If styles can change over time, then it would seem likely that other factors such as beliefs, motivation and levels of anxiety can also be modified. The causal agent, however, is not easy to identify. For example, in the case of motivation, Ellis (1985, 1999:119) warns that ‘we do not know whether it is motivation that produces successful learning, or successful learning that enhances motivation’. Oxford & Nyikos (1989:295) talk of a ‘chain of variables’: ‘We would expect that use of appropriate strategies leads to enhanced actual and perceived proficiency, which in turn creates high self-esteem, which leads to strong motivation, spiralling to still more use of strategies, great actual and perceived proficiency, high self-esteem, improved motivation and so on’. The results of Yang’s 1999 study (515-535) also suggest a cyclical rather than a uni-directional relationship between learners’ beliefs, motivation and strategy use. Larsen-Freeman (2001:20) argues that ‘it is conceivable that as we search for an advanced conceptualisation of learner factors, we will also find that they are not only mutable, but that they also vary in their influence, depending on the learner’s stage of acquisition’.

Learner support: materials and teachers

Effective teaching and support through the materials involves not only knowledge of learner differences and their interrelationships, but also recognition of variability in interpretation and approach, and awareness of possible confusion and difficulty. There is a fine balance between supporting students on the one hand, and being too prescriptive or directive on the other. It is part of the tension described by McDonough (1999:12) as the ‘double-edged relation between teaching people to learn and learner autonomy’. Practical examples of the integration of strategy development into the materials are to be found in the Open University courses which contain sections on learning strategies and study skills, language awareness activities and practical guidance in the development of specific language skills. Students are also encouraged to experiment in order to determine which strategies work best for them (see Hurd et al, 2001 for a fuller discussion of metacognition, autonomy and strategy training).

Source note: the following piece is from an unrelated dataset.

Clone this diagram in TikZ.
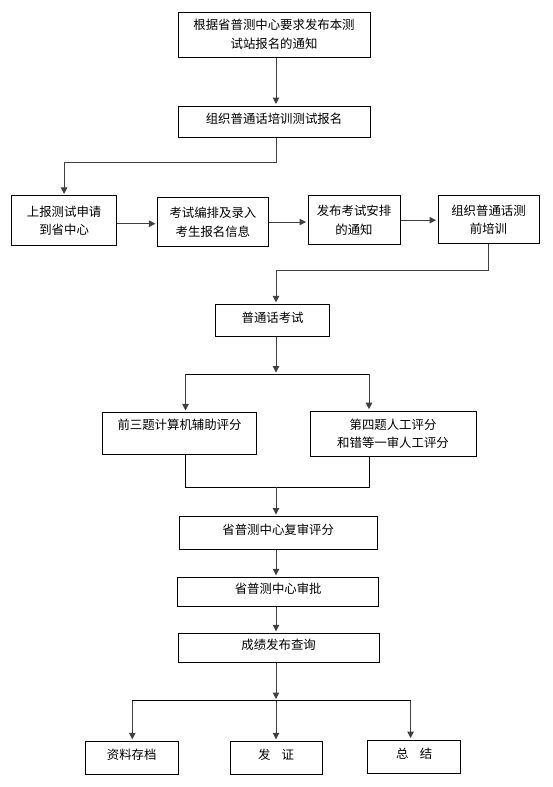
\documentclass[tikz,border=0pt]{standalone}
\usepackage{fontspec}
\setmainfont{Noto Sans CJK SC}
\usetikzlibrary{arrows.meta}
\newcommand{\liftt}[1]{\raisebox{3pt}[\height][\depth]{#1}}
\begin{document}
\begin{tikzpicture}[x=1pt,y=-1pt,
  box/.style={draw, line width=1pt, inner sep=0pt, align=center, font=\fontsize{12.4}{18.7}\selectfont},
  arr/.style={draw=black!75, line width=1pt, shorten >=1.5pt, -{Triangle[width=6.5pt,length=6.5pt]}},
  ln/.style={draw=black, line width=1pt}]
\useasboundingbox (0,0) rectangle (553,787);
\fill[white] (0,0) rectangle (553,787);

\node[box, minimum width=192pt, minimum height=45pt] (b1) at (274,34.5) {根据省普测中心要求发布本测\\试站报名的通知};
\node[box, minimum width=192pt, minimum height=31pt] (b2) at (274,121.5) {\liftt{组织普通话培训测试报名}};
\node[box, minimum width=105pt, minimum height=49.5pt] (b3) at (64.1,220.7) {上报测试申请\\到省中心};
\node[box, minimum width=111pt, minimum height=49.4pt] (b4) at (212.9,222) {考试编排及录入\\考生报名信息};
\node[box, minimum width=92pt, minimum height=49.5pt] (b5) at (354,220.2) {发布考试安排\\的通知};
\node[box, minimum width=101pt, minimum height=48.5pt] (b6) at (488.5,219.7) {组织普通话测\\前培训};
\node[box, minimum width=114pt, minimum height=32pt] (b7) at (272.6,320.3) {\liftt{普通话考试}};
\node[box, minimum width=154pt, minimum height=41.7pt] (b8) at (179.5,433.3) {前三题计算机辅助评分\\\mbox{}};
\node[box, minimum width=166pt, minimum height=45pt] (b9) at (393,433.7) {第四题人工评分\\和错等一审人工评分};
\node[box, minimum width=198.4pt, minimum height=32.8pt] (b10) at (278.2,532.9) {\liftt{省普测中心复审评分}};
\node[box, minimum width=200.5pt, minimum height=29.4pt] (b11) at (278.2,592) {\liftt{省普测中心审批}};
\node[box, minimum width=201.2pt, minimum height=29.4pt] (b12) at (278.6,648) {\liftt{成绩发布查询}};
\node[box, minimum width=93.3pt, minimum height=33pt] (b13) at (131.7,757.8) {\liftt{资料存档}};
\node[box, minimum width=92pt, minimum height=33pt] (b14) at (276,757.8) {\liftt{发\hspace{0.9em}证}};
\node[box, minimum width=93.5pt, minimum height=33.3pt] (b15) at (414.2,756.7) {\liftt{总\hspace{0.9em}结}};

\coordinate (sp) at (276,0);
\coordinate (t1) at (276,162.3);
\coordinate (t2) at (276,270);
\coordinate (bm) at (276,374);
\coordinate (bl) at (185.5,374);
\coordinate (brr) at (369,374);
\coordinate (jl) at (185.5,487);
\coordinate (jr) at (369,487);
\coordinate (jm) at (276,487);
\coordinate (kl) at (132.3,700.5);
\coordinate (km) at (276,700.5);
\coordinate (kr) at (410.6,700.5);

\draw[arr] (b1.south -| sp) -- (b2.north -| sp);
\draw[arr] (b2.south -| sp) -- (t1) -| (b3.north);
\draw[arr] ([yshift=-3pt]b3.east) -- ([yshift=-3pt]b3.east -| b4.west);
\draw[arr] (b4.east) -- (b4.east -| b5.west);
\draw[arr] (b5.east) -- (b5.east -| b6.west);
\draw[arr] (b6.south) |- (t2) -- (b7.north -| t2);
\draw[arr] (b7.south -| bm) -- (bm);
\draw[ln] (bl) -- (brr);
\draw[arr] (bl) -- (bl |- b8.north);
\draw[arr] (brr) -- (brr |- b9.north);
\draw[ln] (bl |- b8.south) -- (jl) -- (jr) -- (brr |- b9.south);
\draw[arr] (jm) -- (b10.north -| jm);
\draw[arr] (b10.south -| sp) -- (b11.north -| sp);
\draw[arr] (b11.south -| sp) -- (b12.north -| sp);
\draw[arr] (b12.south -| km) -- (km);
\draw[ln] (kl) -- (kr);
\draw[arr] (kl) -- (kl |- b13.north);
\draw[arr] (km) -- (b14.north -| km);
\draw[arr] (kr) -- (kr |- b15.north);
\end{tikzpicture}
\end{document}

Whether at tutorials, on the phone or online the teacher can be instrumental in lowering what Krashen terms as the ‘affective filter’ - reducing anxiety, identifying and praising progress, pinpointing areas of concern with sensitivity, and boosting confidence. She or he can also influence the use of different strategies, encouraging reluctant students to try things out, take a few risks, develop autonomy by learning to reflect on their learning and monitor their progress. For all learners, especially those who do not attend tutorials, the tutor has a pivotal role in providing feedback on assessed work, with full explanations of how marks have been allotted, constructive criticism in a supportive framework and concrete suggestions for improving language and learning skills.


Increasing diversity in the student population, new technologies and new more cost-efficient practices are a challenge to all those involved in the design and delivery of learning to ensure that the needs of all language learners are met. Knowledge of learner difference and its implications for learning and teaching is a vital part of that process.